However, a social enterprise is a big risk. Products have to be priced low, investors are hard to find, and the family is usually not very supportive.

“Earlier, social ventures used to be all about impact,” says Dr Tamanna Chaturvedi, consultant and coordinator at Centre for MSME studies, Indian Institute for Foreign Trade, Delhi. “Now we tell our students to look at the scalability factor as well. Unless they are scalable, investors are not interested. Social ventures must, therefore, look at impact plus some profitability; otherwise sustaining them is difficult.”

The rise in interest in social ventures has also caught the attention of accelerators and incubators. For instance, IIM Bangalore's N.S. Raghavan Centre for Entrepreneurial Learning has launched an incubator exclusively for social startups. “Our intention is to motivate nascent non-profit startups to build scalability DNA into their organisational culture,” says Dr Suresh Bhagavatula, chairperson, entrepreneurial ecosystem development of NSRCEL.

“The ecosystem is evolving because there are no proven models on social entrepreneurship,” says Rohit Prakash, founder of iDream Education, a Gurugram-based technology company that works with rural government schools. “There is a lot of struggle initially, which is there in every startup, but more so in a social startup because acceptability is a huge issue. Moreover, it is difficult to find mentors.”
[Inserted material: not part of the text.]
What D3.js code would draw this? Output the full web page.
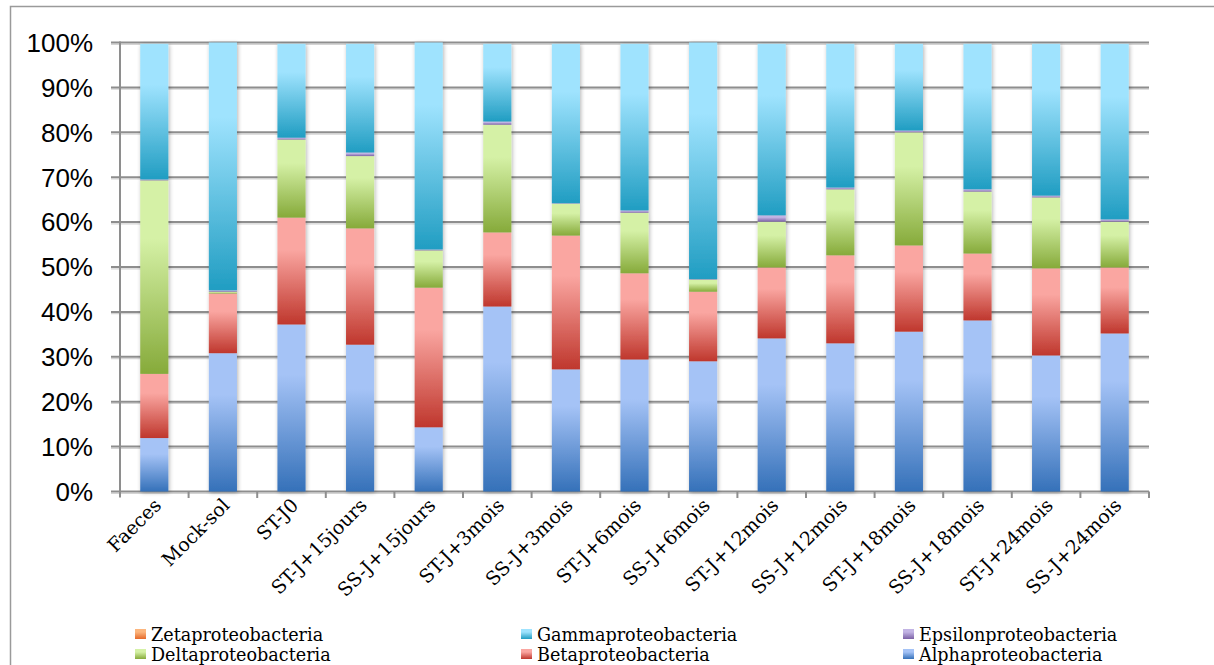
<!DOCTYPE html>
<html>
<head>
<meta charset="utf-8">
<script src="https://cdnjs.cloudflare.com/ajax/libs/d3/7.8.5/d3.min.js"></script>
<style>
html,body{margin:0;padding:0;background:#fff;}
svg{display:block;}
</style>
</head>
<body>
<svg id="chart" width="1214" height="665"></svg>
<script>
const categories = ["Faeces","Mock-sol","ST-J0","ST-J+15jours","SS-J+15jours","ST-J+3mois","SS-J+3mois","ST-J+6mois","SS-J+6mois","ST-J+12mois","SS-J+12mois","ST-J+18mois","SS-J+18mois","ST-J+24mois","SS-J+24mois"];
const alpha   = [11.9, 30.8, 37.2, 32.7, 14.3, 41.2, 27.2, 29.4, 29.0, 34.1, 33.0, 35.6, 38.1, 30.3, 35.2];
const beta    = [14.3, 13.3, 23.8, 25.9, 31.1, 16.5, 29.8, 19.2, 15.5, 15.8, 19.6, 19.2, 14.9, 19.4, 14.7];
const delta   = [43.1,  0.4, 17.4, 16.1,  8.3, 24.0,  7.1, 13.5,  2.7, 10.2, 14.7, 25.2, 13.8, 15.8, 10.2];
const epsilon = [ 0.2,  0.3,  0.4,  0.8,  0.2,  0.7,  0.1,  0.5,  0.1,  1.4,  0.4,  0.4,  0.5,  0.4,  0.5];
const gamma   = [30.2, 55.2, 20.9, 24.2, 46.1, 17.3, 35.5, 37.1, 52.7, 38.2, 32.0, 19.3, 32.4, 33.8, 39.1];
const zeta    = [ 0,    0,    0,    0,    0,    0,    0,    0,    0,    0,    0,    0,    0,    0,    0  ];
const yTicks  = [0,10,20,30,40,50,60,70,80,90,100];
const seriesNames = ["Alphaproteobacteria","Betaproteobacteria","Deltaproteobacteria","Epsilonproteobacteria","Gammaproteobacteria","Zetaproteobacteria"];
const seriesValues = [alpha, beta, delta, epsilon, gamma, zeta];
const legendOrder = ["Zetaproteobacteria","Gammaproteobacteria","Epsilonproteobacteria","Deltaproteobacteria","Betaproteobacteria","Alphaproteobacteria"];

const colors = {
  "Alphaproteobacteria":  ["#a5c3f6", "#3571b9"],
  "Betaproteobacteria":   ["#faa6a1", "#bf372d"],
  "Deltaproteobacteria":  ["#d5f1a6", "#86aa3a"],
  "Epsilonproteobacteria":["#c2b4e4", "#7b61a6"],
  "Gammaproteobacteria":  ["#9fe3fe", "#209dc2"],
  "Zetaproteobacteria":   ["#fcb67e", "#e5692a"]
};

const table = categories.map((c,i) => {
  const row = {category: c};
  seriesNames.forEach((s,j) => row[s] = seriesValues[j][i]);
  return row;
});

const svg = d3.select("#chart");
const defs = svg.append("defs");

seriesNames.forEach((s,i) => {
  const g = defs.append("linearGradient").attr("id","grad"+i)
    .attr("x1",0).attr("y1",0).attr("x2",0).attr("y2",1);
  g.append("stop").attr("offset","0").attr("stop-color",colors[s][0]);
  g.append("stop").attr("offset","0.3").attr("stop-color",colors[s][0]);
  g.append("stop").attr("offset","1").attr("stop-color",colors[s][1]);
});

const f = defs.append("filter").attr("id","shadow")
  .attr("x","-50%").attr("y","-5%").attr("width","200%").attr("height","110%");
f.append("feGaussianBlur").attr("in","SourceAlpha").attr("stdDeviation",2.2).attr("result","b");
f.append("feOffset").attr("in","b").attr("dx",0.5).attr("dy",0.5).attr("result","o");
f.append("feComponentTransfer").attr("in","o").attr("result","s")
  .append("feFuncA").attr("type","linear").attr("slope",0.3);
const fm = f.append("feMerge");
fm.append("feMergeNode").attr("in","s");
fm.append("feMergeNode").attr("in","SourceGraphic");

// outer frame
svg.append("rect").attr("x",10.5).attr("y",6.5).attr("width",1240).attr("height",700)
  .attr("fill","none").attr("stroke","#9a9a9a").attr("stroke-width",1.5);

const plotLeft = 120, plotRight = 1149, plotTop = 42.5, plotBottom = 491.5;
const x = d3.scaleBand().domain(categories).range([plotLeft,plotRight]).paddingInner(0.59).paddingOuter(0.295);
const xStep = d3.scaleBand().domain(categories).range([plotLeft,plotRight]);
const y = d3.scaleLinear().domain([0,100]).range([plotBottom, plotTop]);

// gridlines
const grid = svg.append("g");
yTicks.forEach(t => {
  grid.append("line").attr("x1",111).attr("x2",plotRight).attr("y1",y(t)+1.8).attr("y2",y(t)+1.8)
    .attr("stroke","#d4d4d4").attr("stroke-width",1.2);
  grid.append("line").attr("x1",111).attr("x2",plotRight).attr("y1",y(t)).attr("y2",y(t))
    .attr("stroke","#8e8e8e").attr("stroke-width",2);
});

// y axis line
svg.append("line").attr("x1",plotLeft).attr("x2",plotLeft).attr("y1",plotTop-1).attr("y2",plotBottom+6)
  .attr("stroke","#8e8e8e").attr("stroke-width",2);

// x ticks
categories.forEach((c,i) => {
  const xs = [xStep(c)];
  if (i === categories.length-1) xs.push(xStep(c)+xStep.step());
  xs.forEach(xx => {
    if (xx === plotLeft) return;
    svg.append("line").attr("x1",xx).attr("x2",xx).attr("y1",plotBottom).attr("y2",plotBottom+6.5)
      .attr("stroke","#8e8e8e").attr("stroke-width",2);
  });
});

// y labels
svg.append("g").selectAll("text").data(yTicks).join("text")
  .attr("x",93).attr("y",d => y(d)).attr("dy","0.36em")
  .attr("text-anchor","end")
  .attr("font-family","'Liberation Sans', Arial, sans-serif")
  .attr("font-size",26).attr("fill","#000")
  .text(d => d + "%");

// stacked bars
const stack = d3.stack().keys(seriesNames);
const stacked = stack(table);
const bars = svg.append("g");
categories.forEach((c,i) => {
  const g = bars.append("g").attr("filter","url(#shadow)");
  stacked.forEach((layer,j) => {
    const d = layer[i];
    const h = y(d[0]) - y(d[1]);
    if (h <= 0) return;
    g.append("rect")
      .attr("x", x(c)).attr("width", x.bandwidth())
      .attr("y", y(d[1])).attr("height", h)
      .attr("fill", "url(#grad"+j+")");
  });
});

// x labels
svg.append("g").selectAll("text").data(categories).join("text")
  .attr("transform", d => `translate(${x(d)+x.bandwidth()/2+8},${plotBottom+15}) rotate(-45)`)
  .attr("text-anchor","end")
  .attr("font-family","'DejaVu Serif', serif")
  .attr("font-size",19).attr("fill","#000")
  .text(d => d);

// legend
const legX = [135, 521, 903];
const legY = [641, 661];
legendOrder.forEach((s,k) => {
  const col = k % 3, row = Math.floor(k/3);
  const j = seriesNames.indexOf(s);
  svg.append("rect").attr("x",legX[col]).attr("y",legY[row]-12).attr("width",11).attr("height",10)
    .attr("fill","url(#grad"+j+")");
  svg.append("text").attr("x",legX[col]+16).attr("y",legY[row])
    .attr("font-family","'DejaVu Serif', serif").attr("font-size",17.6).attr("fill","#000")
    .text(s);
});
</script>
</body>
</html>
Social inclination is also deeply ingrained in b-schools' curriculum. In IIM Kozhikode, every student has to take up a social project as part of the core curriculum. There is a similar thrust on social projects at IIM Ahmedabad, IMT Ghaziabad, MDI Gurugram, FMS, Symbiosis and other top b-schools. The objective is to make the students understand society and sensitise them to the challenges faced by various sections of the society.